NCJ Number
98083
Journal
Canadian Criminology Forum Volume: 7 Issue: 1 Dated: (Fall 1984) Pages: 41-56
Date Published
1984
Length
16 pages
Annotation
Using the experiences of Nigeria, the author argues that policymakers in developing countries contribute to increased crime rates by neglecting the vast majority of the population and siphoning public funds that ought to be used for development into projects that benefit only themselves and their collaborators.
Abstract
Nigeria in the post-civil war era (1970-77) experienced not only tremendous socioeconomic growth, but a rapidly increasing crime rate that by 1977 was almost triple the 1967 figures. The end of the civil war in 1969 coincided with increases in oil revenues from areas that had been disrupted by the war.
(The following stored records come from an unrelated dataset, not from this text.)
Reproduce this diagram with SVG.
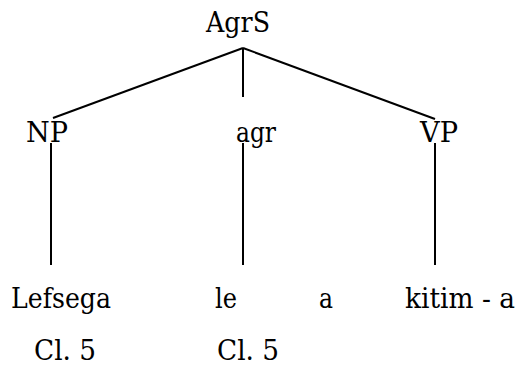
<svg xmlns="http://www.w3.org/2000/svg" width="517" height="368" viewBox="0 0 517 368">
<style>
.t{font-family:'DejaVu Serif','Liberation Serif',serif;font-size:27px;fill:#000}
.e{stroke:#000;stroke-width:2;fill:none}
</style>
<rect width="517" height="368" fill="#fff"/>
<g id="connectors">
<line class="e" x1="243" y1="48" x2="53" y2="118"/>
<line class="e" x1="243" y1="48" x2="243" y2="97"/>
<line class="e" x1="243" y1="48" x2="435" y2="119"/>
<line class="e" x1="51" y1="143" x2="51" y2="265"/>
<line class="e" x1="243" y1="143" x2="243" y2="265"/>
<line class="e" x1="435" y1="143" x2="435" y2="265"/>
</g>
<g id="AgrS"><text class="t" x="206" y="32" textLength="64" lengthAdjust="spacingAndGlyphs">AgrS</text></g>
<g id="NP"><text class="t" x="26" y="142" textLength="42" lengthAdjust="spacingAndGlyphs">NP</text></g>
<g id="agr"><text class="t" x="236" y="142" textLength="40" lengthAdjust="spacingAndGlyphs">agr</text></g>
<g id="VP"><text class="t" x="420" y="142" textLength="38" lengthAdjust="spacingAndGlyphs">VP</text></g>
<g id="Lefsega"><text class="t" x="11" y="308" textLength="100" lengthAdjust="spacingAndGlyphs">Lefsega</text><text class="t" x="34" y="360" textLength="62" lengthAdjust="spacingAndGlyphs">Cl. 5</text></g>
<g id="le"><text class="t" x="215" y="308" textLength="22" lengthAdjust="spacingAndGlyphs">le</text><text class="t" x="217" y="360" textLength="62" lengthAdjust="spacingAndGlyphs">Cl. 5</text></g>
<g id="a"><text class="t" x="319" y="308" textLength="14" lengthAdjust="spacingAndGlyphs">a</text></g>
<g id="kitim"><text class="t" x="405" y="308" textLength="110" lengthAdjust="spacingAndGlyphs">kitim - a</text></g>
</svg>
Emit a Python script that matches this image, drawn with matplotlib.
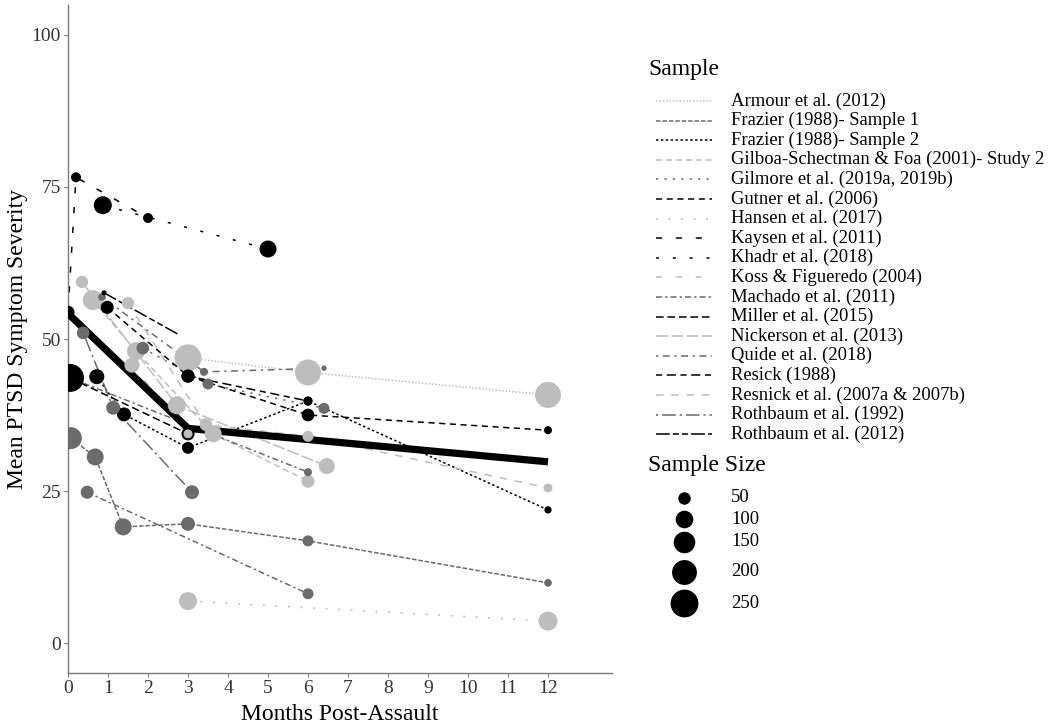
import matplotlib
matplotlib.use("Agg")
import matplotlib.pyplot as plt
from matplotlib.lines import Line2D
import numpy as np

plt.rcParams['font.family'] = ['Liberation Serif', 'DejaVu Serif']

# ---------------- data ----------------
studies = [
    "Armour et al. (2012)",
    "Frazier (1988)- Sample 1",
    "Frazier (1988)- Sample 2",
    "Gilboa-Schectman & Foa (2001)- Study 2",
    "Gilmore et al. (2019a, 2019b)",
    "Gutner et al. (2006)",
    "Hansen et al. (2017)",
    "Kaysen et al. (2011)",
    "Khadr et al. (2018)",
    "Koss & Figueredo (2004)",
    "Machado et al. (2011)",
    "Miller et al. (2015)",
    "Nickerson et al. (2013)",
    "Quide et al. (2018)",
    "Resick (1988)",
    "Resnick et al. (2007a & 2007b)",
    "Rothbaum et al. (1992)",
    "Rothbaum et al. (2012)",
]

study_shade = ["light", "dark", "black", "light", "dark", "black", "light", "black", "black",
               "light", "dark", "black", "light", "dark", "black", "light", "dark", "black"]

months = [
    [3, 6, 12],                     # Armour
    [0.07, 0.68, 1.38, 3, 6, 12],   # Frazier S1
    [0.72, 1.4, 3, 6, 12],          # Frazier S2
    [0.62, 1.7, 3.63, 6],           # Gilboa
    [1.87, 3.5, 6.4],               # Gilmore
    [0.98, 3, 6, 12],               # Gutner
    [3, 12],                        # Hansen
    [0, 0.2, 2],                    # Kaysen
    [0.87, 5],                      # Khadr
    [1.6, 3],                       # Koss
    [0.05, 6],                      # Machado
    [0.05, 3],                      # Miller
    [0.35, 2.72, 6.47],             # Nickerson
    [0.85, 3.4, 6.4],               # Quide
    [3, 6],                         # Resick
    [1.5, 3.45, 6, 12],             # Resnick
    [0.38, 1.13, 3.1],              # Rothbaum 1992
    [0.9, 2.8],                     # Rothbaum 2012
]

severity = [
    [46.9, 44.5, 40.8],
    [33.7, 30.6, 19.1, 19.6, 16.8, 9.9],
    [43.8, 37.6, 32.1, 39.8, 21.9],
    [56.4, 48.0, 34.4, 26.6],
    [48.5, 42.6, 38.6],
    [55.2, 43.9, 37.5, 35.0],
    [6.9, 3.6],
    [54.4, 76.6, 69.9],
    [72.0, 64.8],
    [45.7, 34.4],
    [43.6, 28.1],
    [43.6, 34.4],
    [59.4, 39.1, 29.1],
    [56.9, 44.6, 45.2],
    [43.9, 39.8],
    [55.9, 35.9, 34.0, 25.5],
    [51.0, 38.7, 24.8],
    [57.6, 50.6],
]

sample_n = [
    [235, 218, 218],
    [156, 93, 93, 63, 39, 19],
    [73, 63, 46, 26, 17],
    [129, 105, 93, 55],
    [52, 39, 39],
    [55, 55, 52, 21],
    [105, 117],
    [55, 32, 32],
    [105, 93],
    [73, 26],
    [0, 21],
    [253, 55],
    [49, 105, 83],
    [19, 21, 9],
    [55, 26],
    [49, 52, 39, 26],
    [52, 63, 63],
    [8, 0],
]

# second Machado et al. cohort (lower trajectory)
machado_b_months = [0.48, 6]
machado_b_severity = [24.8, 8.1]
machado_b_n = [55, 39]

overall_months = [0, 3, 12]
overall_severity = [54.2, 35.3, 29.8]

legend_sizes = [50, 100, 150, 200, 250]
x_ticks = list(range(0, 13))
y_ticks = [0, 25, 50, 75, 100]

# ---------------- styles ----------------
shade_color = {"black": "#000000", "dark": "#6b6b6b", "light": "#bdbdbd"}
dashes = [
    (0, (1, 1.2)),
    (0, (3, 1.2)),
    (0, (1.6, 1.6)),
    (0, (4, 2.5)),
    (0, (1.5, 4)),
    (0, (4, 3)),
    (0, (1.2, 7)),
    (0, (4, 9)),
    (0, (2, 9)),
    (0, (4, 9)),
    (0, (4, 2, 1.5, 2)),
    (0, (5, 2.5)),
    (0, (8, 2)),
    (0, (1.5, 3, 4.5, 3)),
    (0, (4, 3, 6, 3)),
    (0, (5, 5)),
    (0, (1.5, 2.5, 9, 2.5)),
    (0, (9, 2, 4, 2, 4, 2)),
]
LW = 1.1
PX_PER_PT = 100 / 72.0
MACHADO = 10


def marker_area(n):
    d_px = 1.76 * np.sqrt(np.asarray(n, dtype=float))
    return (d_px / PX_PER_PT) ** 2


fig = plt.figure(figsize=(10.5, 7.24), dpi=100)
W, H = 1050.0, 724.0
ax = fig.add_axes([68 / W, 1 - 673 / H, (612 - 68) / W, (673 - 5) / H])
ax.set_xlim(0, 13.6)
ax.set_ylim(-4.93, 104.93)

for i, s in enumerate(studies):
    c = shade_color[study_shade[i]]
    ax.plot(months[i], severity[i], color=c, lw=LW, linestyle=dashes[i], zorder=2,
            dash_capstyle='butt')
ax.plot(machado_b_months, machado_b_severity, color=shade_color[study_shade[MACHADO]],
        lw=LW, linestyle=dashes[MACHADO], zorder=2, dash_capstyle='butt')

ax.plot(overall_months, overall_severity, color="black", lw=5.2, zorder=3,
        solid_capstyle='butt')

# points: larger ones first so that small ones stay visible
px, py, pn, pc = [], [], [], []
for i in range(len(studies)):
    px += months[i]
    py += severity[i]
    pn += sample_n[i]
    pc += [shade_color[study_shade[i]]] * len(months[i])
px += machado_b_months
py += machado_b_severity
pn += machado_b_n
pc += [shade_color[study_shade[MACHADO]]] * len(machado_b_months)
order = np.argsort(-np.asarray(pn), kind="stable")
ax.scatter(np.asarray(px)[order], np.asarray(py)[order],
           s=marker_area(np.asarray(pn)[order]),
           color=[pc[k] for k in order], edgecolors='none', zorder=4)

for side in ["top", "right"]:
    ax.spines[side].set_visible(False)
for side in ["left", "bottom"]:
    ax.spines[side].set_color("#7a7a7a")
    ax.spines[side].set_linewidth(1.0)

ax.set_xticks(x_ticks)
ax.set_yticks(y_ticks)
ax.tick_params(axis='both', colors="#7a7a7a", length=3, width=0.8, labelsize=14,
               labelcolor="#333333", pad=2)
ax.set_xlabel("Months Post-Assault", fontsize=17, color="black", labelpad=5)
ax.set_ylabel("Mean PTSD Symptom Severity", fontsize=17, color="black", labelpad=3)

# ---------------- legends ----------------
def fx(px_):
    return px_ / W


def fy(py_):
    return 1 - py_ / H


fig.text(fx(648), fy(70), "Sample", fontsize=17, va='center', ha='left')
y0, dy = 101, 19.6
for i, s in enumerate(studies):
    yy = y0 + i * dy
    fig.add_artist(Line2D([fx(656), fx(712)], [fy(yy), fy(yy)], transform=fig.transFigure,
                          color=shade_color[study_shade[i]], lw=LW, linestyle=dashes[i],
                          dash_capstyle='butt'))
    fig.text(fx(731), fy(yy), s, fontsize=13.4, va='center', ha='left')

fig.text(fx(648), fy(465), "Sample Size", fontsize=17, va='center', ha='left')
size_y = [498, 519, 542, 572, 603]
for n, yy in zip(legend_sizes, size_y):
    d_px = 1.76 * np.sqrt(n)
    fig.add_artist(Line2D([fx(684)], [fy(yy)], transform=fig.transFigure, marker='o',
                          markersize=d_px / PX_PER_PT, color='black', markeredgewidth=0,
                          linestyle='none'))
    fig.text(fx(731), fy(yy), str(n), fontsize=13.4, va='center', ha='left')

fig.savefig("out.png", dpi=100)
The government encouraged foreign investment and abandoned investment in the agricultural sector which had been the backbone of the economy. The oil boom also encouraged massive food imports, investment in construction and manufacturing, and infrastructure development. The Udoji wage increases in 1975 to urban workers raised urban incomes relative to rural incomes and, coupled with the impact of money supply, built inflationary pressures into the economy. These policies led to a worsening of rural-urban terms of trade and a massive rural-urban migration. The government used the indigenization decree to promote indigenous capitalists and business tycoons who already had financial resources and ties with government officials. Thus, policy decisions created conditions conducive to the growth of crime: a widening gap between rich and poor, between rural and urban sectors, and rapid rural-urban migration with a resulting high rate of unemployment. The wanton display of ill-gotten wealth by those who control the state and their collaborators also nurtures an attitude that redistributing wealth, even illegally, is permissible. Tables and approximately 35 references are supplied.